** START **

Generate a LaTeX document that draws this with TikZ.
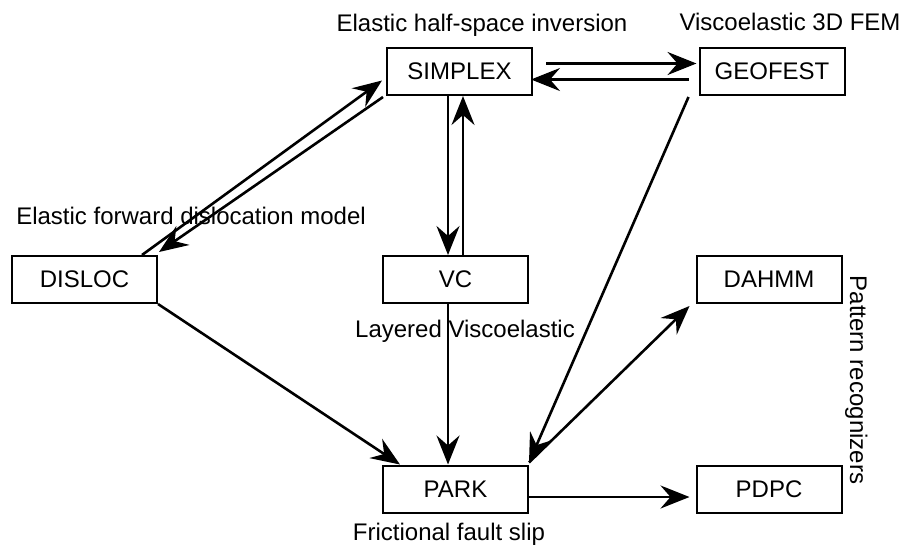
\documentclass[tikz,border=0pt]{standalone}
\usepackage{fontspec}
\setmainfont{Liberation Sans}
\usetikzlibrary{arrows.meta}
\begin{document}
\begin{tikzpicture}[x=1pt,y=-1pt,
 box/.style={draw,line width=2pt,minimum width=145pt,minimum height=47pt,inner sep=0pt,font=\fontsize{24}{28}\selectfont},
 lbl/.style={font=\fontsize{24}{28}\selectfont,inner sep=0pt,anchor=base},
 arr/.style={line width=2.6pt,-{Stealth[length=29pt,width=23pt,inset=10pt]}}]
\useasboundingbox (0,0) rectangle (901,549);
% boxes
\node[box] (S) at (459.5,71.5) {SIMPLEX};
\node[box] (G) at (772,71.5) {GEOFEST};
\node[box] (D) at (84.5,279.5) {DISLOC};
\node[box] (V) at (455.5,279.5) {VC};
\node[box] (H) at (769,279.5) {DAHMM};
\node[box] (P) at (455.5,489) {PARK};
\node[box] (C) at (769,489) {PDPC};
% labels
\node[lbl] (l1) at (482,31) {Elastic half-space inversion};
\node[lbl] (l2) at (790,30) {Viscoelastic 3D FEM};
\node[lbl] (l3) at (191,224) {Elastic forward dislocation model};
\node[lbl] (l4) at (465,337) {Layered Viscoelastic};
\node[lbl] (l5) at (449,540) {Frictional fault slip};
\node[lbl,rotate=-90] (l6) at (850,380) {Pattern recognizers};
% connectors
\draw[arr] ([yshift=8pt,xshift=13pt]S.east) -- ([yshift=8pt,xshift=-2pt]G.west);
\draw[arr] ([yshift=-8pt,xshift=-10pt]G.west) -- ([yshift=-8pt,xshift=-2pt]S.east);
\draw[arr] ([xshift=-11.5pt]S.south) -- ([xshift=-7.5pt]V.north);
\draw[arr] ([xshift=7.5pt]V.north) -- ([xshift=3.5pt]S.south);
\draw[arr] ([xshift=57.5pt]D.north) -- ([xshift=-4pt,yshift=-9pt]S.west);
\draw[arr] ([xshift=-3pt,yshift=-1pt]S.south west) -- ([xshift=1pt,yshift=3pt]D.north east);
\draw[arr] (D.south east) -- ([xshift=-55.5pt]P.north);
\draw[arr] ([xshift=-7.5pt]V.south) -- ([xshift=-7.5pt]P.north);
\draw[arr] ([xshift=-10pt,yshift=-1pt]G.south west) -- ([yshift=2pt]P.north east);
\draw[arr] ([yshift=2pt]P.north east) -- ([xshift=-6pt,yshift=-2pt]H.south west);
\draw[arr] ([yshift=-8pt]P.east) -- ([yshift=-8pt,xshift=-6pt]C.west);
\end{tikzpicture}
\end{document}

** END **

# Problem requirements
Transcribe the material exactly, and leave out whatever pictures it holds.

# Problem solution
Generate a LaTeX document that draws this with TikZ.
\documentclass[tikz,border=0pt]{standalone}
\usepackage{fontspec}
\setmainfont{Liberation Sans}
\usetikzlibrary{arrows.meta}
\begin{document}
\begin{tikzpicture}[x=1pt,y=-1pt,
 box/.style={draw,line width=2pt,minimum width=145pt,minimum height=47pt,inner sep=0pt,font=\fontsize{24}{28}\selectfont},
 lbl/.style={font=\fontsize{24}{28}\selectfont,inner sep=0pt,anchor=base},
 arr/.style={line width=2.6pt,-{Stealth[length=29pt,width=23pt,inset=10pt]}}]
\useasboundingbox (0,0) rectangle (901,549);
% boxes
\node[box] (S) at (459.5,71.5) {SIMPLEX};
\node[box] (G) at (772,71.5) {GEOFEST};
\node[box] (D) at (84.5,279.5) {DISLOC};
\node[box] (V) at (455.5,279.5) {VC};
\node[box] (H) at (769,279.5) {DAHMM};
\node[box] (P) at (455.5,489) {PARK};
\node[box] (C) at (769,489) {PDPC};
% labels
\node[lbl] (l1) at (482,31) {Elastic half-space inversion};
\node[lbl] (l2) at (790,30) {Viscoelastic 3D FEM};
\node[lbl] (l3) at (191,224) {Elastic forward dislocation model};
\node[lbl] (l4) at (465,337) {Layered Viscoelastic};
\node[lbl] (l5) at (449,540) {Frictional fault slip};
\node[lbl,rotate=-90] (l6) at (850,380) {Pattern recognizers};
% connectors
\draw[arr] ([yshift=8pt,xshift=13pt]S.east) -- ([yshift=8pt,xshift=-2pt]G.west);
\draw[arr] ([yshift=-8pt,xshift=-10pt]G.west) -- ([yshift=-8pt,xshift=-2pt]S.east);
\draw[arr] ([xshift=-11.5pt]S.south) -- ([xshift=-7.5pt]V.north);
\draw[arr] ([xshift=7.5pt]V.north) -- ([xshift=3.5pt]S.south);
\draw[arr] ([xshift=57.5pt]D.north) -- ([xshift=-4pt,yshift=-9pt]S.west);
\draw[arr] ([xshift=-3pt,yshift=-1pt]S.south west) -- ([xshift=1pt,yshift=3pt]D.north east);
\draw[arr] (D.south east) -- ([xshift=-55.5pt]P.north);
\draw[arr] ([xshift=-7.5pt]V.south) -- ([xshift=-7.5pt]P.north);
\draw[arr] ([xshift=-10pt,yshift=-1pt]G.south west) -- ([yshift=2pt]P.north east);
\draw[arr] ([yshift=2pt]P.north east) -- ([xshift=-6pt,yshift=-2pt]H.south west);
\draw[arr] ([yshift=-8pt]P.east) -- ([yshift=-8pt,xshift=-6pt]C.west);
\end{tikzpicture}
\end{document}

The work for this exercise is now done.